What does Genesis chapter 38 mean?The events of Genesis 38 likely take place during Joseph's time as a slave in Egypt (Genesis 37:26–28) and some time before he is reunited with his brothers (Genesis 45:1–3). After this passage, the text will return to a focus on Joseph (Genesis 39:1).
Judah moves away from his father Jacob and the rest of the family living at Hebron. He establishes a home to the northwest near a town called Adullam. He has a friend there named Hirah, and soon takes a wife. Though people of God have been repeatedly discouraged from marrying into Canaanite culture (Genesis 28:1), Judah has done exactly that. He soon has three sons with her: Er, Onan, and Shelah (Genesis 38:1–5).
The oldest son's name is Er, which is coincidentally the reverse of the Hebrew word for "evil." When he is of marriageable age, Judah finds him a wife, likely another Canaanite woman. Her name is Tamar. Er soon dies, put to death by God for an unnamed wickedness. A strong custom of "levirate marriage," later codified into law (Deuteronomy 25:5–6), demands the childless widow be given in marriage to her late husband's brother. The purpose of this custom is to provide the otherwise-destitute woman with a secure future. Judah tells his second son to marry Tamar so that Er's family line might continue (Genesis 38:6–8).
According to this tradition, any children born from the new relationship are considered heirs of the departed brother. Any children Onan fathers and raises with Tamar will be considered those of his late brother. They will carry on Er's line, and Er's inheritance. Onan is not interested in supporting his brother's children. However, he has no objection to sex, so he takes advantage of the situation. Whenever he has intercourse with Tamar, he interrupts the act at the last moment to avoid conception. God sees Onan's practice—deliberately using Tamar for sex while avoiding responsibility for his brother's legacy—as a heinous sin. He puts Onan to death, as well (Genesis 38:9–10).

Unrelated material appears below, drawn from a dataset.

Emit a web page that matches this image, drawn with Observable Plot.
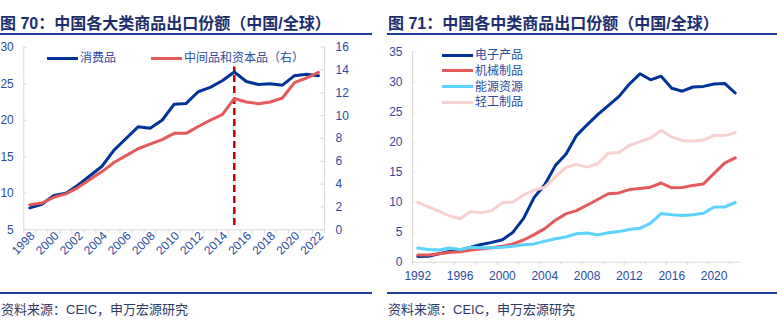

The same levirate custom demands Judah, as Tamar's father-in-law, give her in marriage to his third son, Shelah. But Judah apparently blames Tamar for the death of his two oldest sons. He may believe she is bad luck, or thinks she somehow contributed to their sins. For that reason, he is concerned Shelah will die if he marries Tamar. Fortunately, for Judah, when Onan dies Shelah is not yet old enough to marry. Judah tells Tamar to wait, but we later learn he never planned on following through on his agreement. Left undeterred, Judah would leave her waiting as a childless widow in her father's household forever (Genesis 38:11).
When Tamar realizes no marriage is coming, she knows her situation is hopeless. She will not be provided for by her father-in-law Judah, and she has no prospects for a future marriage. So, she hatches a scheme to force Judah to care for her. Tamar learns where Judah will be traveling. She changes her clothes and dresses herself with a veil, appearing as a prostitute, and positions herself along the road at the entrance to a town called Enaim. Not knowing who she is, Judah propositions her for sex (Genesis 38:12–16).
Scripture does not say exactly what Tamar's plan was, at first. At the very least, she intended to use this encounter as leverage to convince Judah to make good on his promise. It's an incredibly dangerous gamble: if she's found out, there's a good chance her life will be forfeit. As it happens, she winds up with a far more potent advantage than she may have anticipated. In negotiating her fee, Judah notes that he doesn't have money to pay for her services. Tamar asks Judah to leave his staff, signet, and cord as a guarantee. These items would have been unique and irreplaceable. Once he sends payment, she will return the items. Judah gives them to her and has his way. In what turns out to be an enormous advantage, for Tamar, she becomes pregnant as a result (Genesis 38:17–18).
After Judah leaves, Tamar returns to her father's household. While prostitution was not illegal in that era, it was probably not considered respectable. To avoid shame, Judah sends his friend, Hirah, to the place where he met the "prostitute," to pay her and retrieve his personal effects. Of course, since this was Tamar and not an actual prostitute, she is nowhere to be found. Judah decides to abandon his items rather than risk being laughed at if the story gets out (Genesis 38:19–23).
Three months later, Tamar is discovered to be pregnant. Judah, knowing she is technically engaged to his youngest son, Shelah, viciously condemns her to death. In a stunning revelation, Tamar sends proof of the person who impregnated her: Judah's own staff and signet. Judah sheepishly recognizes his hypocrisy. Tamar's deception and sin are immoral, but Judah's sin is even worse. He allows her to live and, so far as it seems, gives her all the care associated with a wife. Scripture does not say that Judah literally married Tamar, but specifies he never has intercourse with her again. In effect, Judah takes on the responsibility of levirate marriage which he had been denying to Tamar (Genesis 38:24–26).
Tamar gives birth to Judah's twin boys, Zerah and Perez (Genesis 38:27–30).